Fetal position and flexion
A flexed fetus measures shorter than one in a neutral position, and an extended fetus measures longer. A mid-sagittal plane with the embryo in a neutral posture keeps the Robinson-Fleming fit valid.
Gestational window
CRL is most accurate between about 8 and 13+6 weeks. Below 6 weeks the embryonic pole is too small, and above 14 weeks the fetus starts to flex and the equation drifts.
Measurement technique
Including the yolk sac or lower limbs in the calliper line overestimates the CRL. Re-measure if the embryo is not in a neutral plane.
LMP versus CRL difference
ACOG recommends using the ultrasound-based gestational age when the LMP-based date differs from the CRL-based date by more than 5 to 7 days in the first trimester.
- • The Robinson-Fleming regression was fitted in a UK cohort in 1975. The 2014 Napolitano review found small differences across ethnic groups, so cross-check with the local growth reference when growth restriction is the question.
- • The calculator is a dating tool, not a screening tool. A normal CRL does not rule out chromosomal conditions, structural anomalies, or later growth issues.
The trimester label is a quick visual cue but is not a substitute for the weeks plus days readout when the question is screening eligibility (for example the 11+0 to 13+6 nuchal translucency window). After 14 weeks the data note reminds the user to switch to biparietal diameter, head circumference, or femur length dating.
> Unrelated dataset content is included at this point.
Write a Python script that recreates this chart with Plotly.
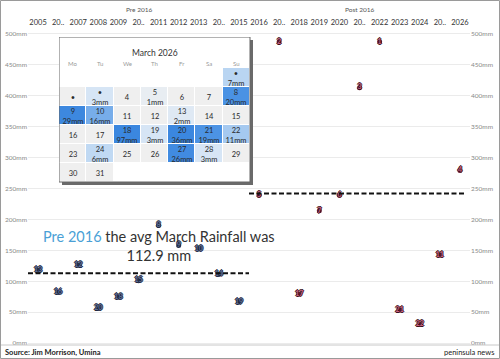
import plotly.graph_objects as go

# ---------------- data ----------------
pre_years = list(range(2005, 2016))
pre_rain = [118, 82, 126, 56, 74, 101, 190, 158, 152, 111, 66]
pre_rank = [13, 16, 12, 20, 18, 15, 8, 9, 10, 14, 19]
pre_ticktext = ["2005", "20..", "2007", "2008", "2009", "20..", "2011", "2012", "2013", "20..", "2015"]

post_years = list(range(2016, 2027))
post_rain = [239, 487, 79, 214, 239, 413, 487, 53, 30, 142, 279]
post_rank = [5, 2, 17, 7, 6, 3, 1, 21, 22, 11, 4]
post_ticktext = ["2016", "20..", "2018", "2019", "2020", "20..", "2022", "2023", "2024", "20..", "2026"]

pre_avg = 112.9
post_avg = 242.0

y_ticks = [0, 50, 100, 150, 200, 250, 300, 350, 400, 450, 500]

# March 2026 daily rainfall (mm), day 1..31
march_days = list(range(1, 32))
march_rain = [7, 0, 3, 0, 1, 0, 0, 20, 29, 16, 0, 0, 2, 0, 0,
              0, 0, 97, 3, 36, 19, 11, 0, 6, 0, 0, 26, 3, 0, 0, 0]
march_day_text = ["•", "•", "•"] + [str(d) for d in range(4, 32)]
weekdays = ["Mo", "Tu", "We", "Th", "Fr", "Sa", "Su"]
first_weekday = 6  # 1 March 2026 is a Sunday (Monday = 0)

# ---------------- layout geometry ----------------
W, H = 500, 359
ML, MR, MT, MB = 28, 30, 27, 14
PW = W - ML - MR
PH = H - MT - MB


def px(xp):
    return (xp - ML) / PW


def py(yp):
    return (H - MB - yp) / PH


FONT = "Lato"

fig = go.Figure()

# pre points
fig.add_trace(go.Scatter(
    x=pre_years, y=pre_rain, mode="markers+text", text=[str(r) for r in pre_rank],
    textposition="middle center",
    marker=dict(size=5, color="#2b3756", line=dict(width=0)),
    textfont=dict(family=FONT, size=7, color="#5d6d92", weight="bold",
                  shadow="-1px 0 #1e2740, 1px 0 #1e2740, 0 1px #1e2740, 0 -1px #1e2740"),
    xaxis="x", yaxis="y", showlegend=False, hoverinfo="skip"))
# post points
fig.add_trace(go.Scatter(
    x=post_years, y=post_rain, mode="markers+text", text=[str(r) for r in post_rank],
    textposition="middle center",
    marker=dict(size=5, color="#6e1a2e", line=dict(width=0)),
    textfont=dict(family=FONT, size=7, color="#c9637c", weight="bold",
                  shadow="-1px 0 #3a1020, 1px 0 #3a1020, 0 1px #3a1020, 0 -1px #3a1020"),
    xaxis="x2", yaxis="y2", showlegend=False, hoverinfo="skip"))

# average lines
fig.add_trace(go.Scatter(
    x=[2004.5, 2015.5], y=[pre_avg, pre_avg], mode="lines",
    line=dict(color="#111111", width=2, dash="5px,2.5px"),
    xaxis="x", yaxis="y", showlegend=False, hoverinfo="skip"))
fig.add_trace(go.Scatter(
    x=[2015.5, 2026.3], y=[post_avg, post_avg], mode="lines",
    line=dict(color="#111111", width=2, dash="5px,2.5px"),
    xaxis="x2", yaxis="y2", showlegend=False, hoverinfo="skip"))

# ---------------- calendar inset ----------------
n_rows = 6
z = [[None] * 7 for _ in range(n_rows)]
cell_text = [[""] * 7 for _ in range(n_rows)]
for d, r, t in zip(march_days, march_rain, march_day_text):
    idx = first_weekday + d - 1
    row, col = idx // 7, idx % 7
    z[row][col] = r
    cell_text[row][col] = t + (f"<br>{r}mm" if r > 0 else "")

cal_x0, cal_x1 = 59, 250
cal_y0, cal_y1 = 37, 182
cells_top = 68
row_h = (cal_y1 - cells_top) / n_rows
col_w = (cal_x1 - cal_x0) / 7
sh = 3  # shadow offset px
top_val = -0.5 - (cells_top - cal_y0) / row_h
x_rng = [-0.5, 6.5 + sh / col_w]
y_rng = [5.5 + sh / row_h, top_val]

# shadow
fig.add_trace(go.Heatmap(
    z=[[1]], x=[-0.5 + sh / col_w, 6.5 + sh / col_w], y=[top_val + sh / row_h, 5.5 + sh / row_h],
    colorscale=[[0, "#6a6a6a"], [1, "#6a6a6a"]], showscale=False, hoverinfo="skip",
    xaxis="x3", yaxis="y3"))
# white box
fig.add_trace(go.Heatmap(
    z=[[1]], x=[-0.5, 6.5], y=[top_val, 5.5],
    colorscale=[[0, "#ffffff"], [1, "#ffffff"]], showscale=False, hoverinfo="skip",
    xaxis="x3", yaxis="y3"))
# cells
fig.add_trace(go.Heatmap(
    z=z, x=list(range(7)), y=list(range(n_rows)), text=cell_text, texttemplate="%{text}",
    textfont=dict(family=FONT, size=7.5, color="#2a2a2a"),
    zmin=0, zmax=30,
    colorscale=[[0, "#efefef"], [0.04, "#e6ecf3"], [0.1, "#d6e5f5"], [0.23, "#bad5f2"],
                [0.37, "#a4c9f0"], [0.53, "#78aeea"], [0.63, "#4c93e4"], [1, "#3b87df"]],
    xgap=1, ygap=1, showscale=False, hoverinfo="skip",
    xaxis="x3", yaxis="y3"))

annotations = []
annotations.append(dict(text="March 2026", x=3, y=-0.5 - (cells_top - 53) / row_h, xref="x3", yref="y3",
                        xanchor="center", yanchor="middle",
                        showarrow=False, font=dict(family=FONT, size=8.5, color="#333333")))
for i, wd in enumerate(weekdays):
    annotations.append(dict(text=wd, x=i, y=-0.5 - (cells_top - 63) / row_h, xref="x3", yref="y3",
                            xanchor="center", yanchor="middle",
                            showarrow=False, font=dict(family=FONT, size=6, color="#999999")))

# headers
annotations.append(dict(text="Pre 2016", x=0.25, y=py(9), xref="paper", yref="paper",
                        xanchor="center", yanchor="middle",
                        showarrow=False, font=dict(family=FONT, size=6.5, color="#555555")))
annotations.append(dict(text="Post 2016", x=0.75, y=py(9), xref="paper", yref="paper",
                        xanchor="center", yanchor="middle",
                        showarrow=False, font=dict(family=FONT, size=6.5, color="#555555")))

# main text
annotations.append(dict(
    text="<span style='color:#4a9fd6'>Pre 2016</span> the avg March Rainfall was<br>112.9 mm",
    x=px(159), y=py(246), xref="paper", yref="paper", showarrow=False, align="center",
    xanchor="center", yanchor="middle",
    font=dict(family=FONT, size=14.5, color="#333333")))

# footer
annotations.append(dict(text="Source: Jim Morrison, Umina", x=px(3), y=py(352), xref="paper", yref="paper",
                        xanchor="left", yanchor="middle", showarrow=False,
                        font=dict(family=FONT, size=7.5, color="#222222", weight="bold")))
annotations.append(dict(text="peninsula news", x=px(496), y=py(352), xref="paper", yref="paper",
                        xanchor="right", yanchor="middle", showarrow=False,
                        font=dict(family=FONT, size=7.5, color="#222222")))

shapes = [
    dict(type="rect", xref="x3", yref="y3", x0=-0.5, x1=6.5, y0=top_val, y1=5.5,
         line=dict(color="#666666", width=1), layer="above"),
    dict(type="line", xref="paper", yref="paper", x0=px(0), x1=px(500), y0=0, y1=0,
         line=dict(color="#c8c8c8", width=1)),
    dict(type="rect", xref="paper", yref="paper", x0=px(0.5), x1=px(499.5), y0=py(358.5), y1=py(0.5),
         line=dict(color="#9a9a9a", width=1)),
]

axis_font = dict(family=FONT, size=7.5, color="#333333")
ytick_font = dict(family=FONT, size=6.5, color="#888888")
y_text = [f"{v}mm" for v in y_ticks]

fig.update_layout(
    width=W, height=H, margin=dict(l=ML, r=MR, t=MT, b=MB, autoexpand=False),
    paper_bgcolor="white", plot_bgcolor="white",
    font=dict(family=FONT),
    xaxis=dict(domain=[0, 0.5], range=[2004.5, 2015.5], side="top", anchor="y",
               tickvals=pre_years, ticktext=pre_ticktext, tickfont=axis_font, tickangle=0,
               showgrid=False, zeroline=False, ticks="", showline=False, automargin=False),
    xaxis2=dict(domain=[0.5, 1], range=[2015.5, 2026.5], side="top", anchor="y2",
                tickvals=post_years, ticktext=post_ticktext, tickfont=axis_font, tickangle=0,
                showgrid=False, zeroline=False, ticks="", showline=False, automargin=False),
    yaxis=dict(domain=[0, 1], range=[-3, 511], anchor="x", tickvals=y_ticks, ticktext=y_text,
               tickfont=ytick_font, gridcolor="#ebebeb", gridwidth=1, zeroline=False, ticks="",
               automargin=False, ticklabeloverflow="allow"),
    yaxis2=dict(domain=[0, 1], range=[-3, 511], anchor="x2", side="right", tickvals=y_ticks,
                ticktext=y_text, tickfont=ytick_font, gridcolor="#ebebeb", gridwidth=1,
                zeroline=False, ticks="", automargin=False, ticklabeloverflow="allow"),
    xaxis3=dict(domain=[px(cal_x0), px(cal_x1 + sh)], range=x_rng, anchor="y3", visible=False,
                fixedrange=True),
    yaxis3=dict(domain=[py(cal_y1 + sh), py(cal_y0)], range=y_rng, anchor="x3", visible=False,
                fixedrange=True),
    annotations=annotations, shapes=shapes,
)

fig.write_html("out.html", config={"displayModeBar": False},
               post_script="document.body.style.margin='0px';document.body.style.overflow='hidden';")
According to Napolitano et al. (2014), the corrected Robinson-Fleming equation is among the four most accurate fetal-dating equations for CRL between 2 mm and 80 mm, so this calculator uses it.
According to the American College of Obstetricians and Gynecologists, the American Institute of Ultrasound in Medicine, and the Society for Maternal-Fetal Medicine (2017), ultrasound is the most accurate method to determine or confirm gestational age in the first trimester, so a CRL result should usually take precedence over an LMP-only estimate when the two differ.
When a dating scan disagrees with the LMP-based date and you need to back-calculate a likely last menstrual period, Reverse Due Date Calculator turns a single ultrasound date into the cycle dates that would have produced it.
Frequently Asked Questions
Q: What is the crown rump length (CRL) in pregnancy?
A: Crown rump length is the distance from the top of the embryo or fetus's head to the bottom of its torso, taken on a first-trimester ultrasound. It is the standard first-trimester measurement used to date a pregnancy between about 6 and 14 weeks of gestation.
Q: How do you calculate gestational age from crown rump length?
A: Multiply the CRL in millimetres by 1.037, take the square root, multiply by 8.052, and add 23.73. The result is gestational age in days, which you can convert to weeks plus days. The Robinson and Fleming 1975 paper introduced this regression.
Q: What is the gestational age for a CRL of 20 mm?
A: A CRL of 20 mm corresponds to about 8 weeks and 4 days of gestation (60 days). The Robinson-Fleming reference table lists 20 mm at 8 + 4, which matches the corrected equation output of 8.052 times the square root of 20.74 plus 23.73 days.
Q: How accurate is CRL for dating a pregnancy?
A: First-trimester CRL narrows the due date to within about 5 to 7 days when the scan is performed between 8 and 13+6 weeks. ACOG, AIUM, and SMFM recommend ultrasound dating whenever the CRL-based gestational age differs from the LMP-based gestational age by more than that window.
Q: When is crown rump length measured on ultrasound?
A: Crown rump length is measured on a transvaginal or transabdominal ultrasound between roughly 6 and 14 weeks of gestation. It is most reliable between 8 and 13+6 weeks, when fetal size varies least between individuals at the same gestational age.
Q: Can CRL be used after the first trimester?
A: CRL becomes less accurate after 13+6 weeks because the fetus starts to flex and the Robinson-Fleming equation drifts. After 14 weeks the standard dating measurements switch to biparietal diameter, head circumference, and femur length.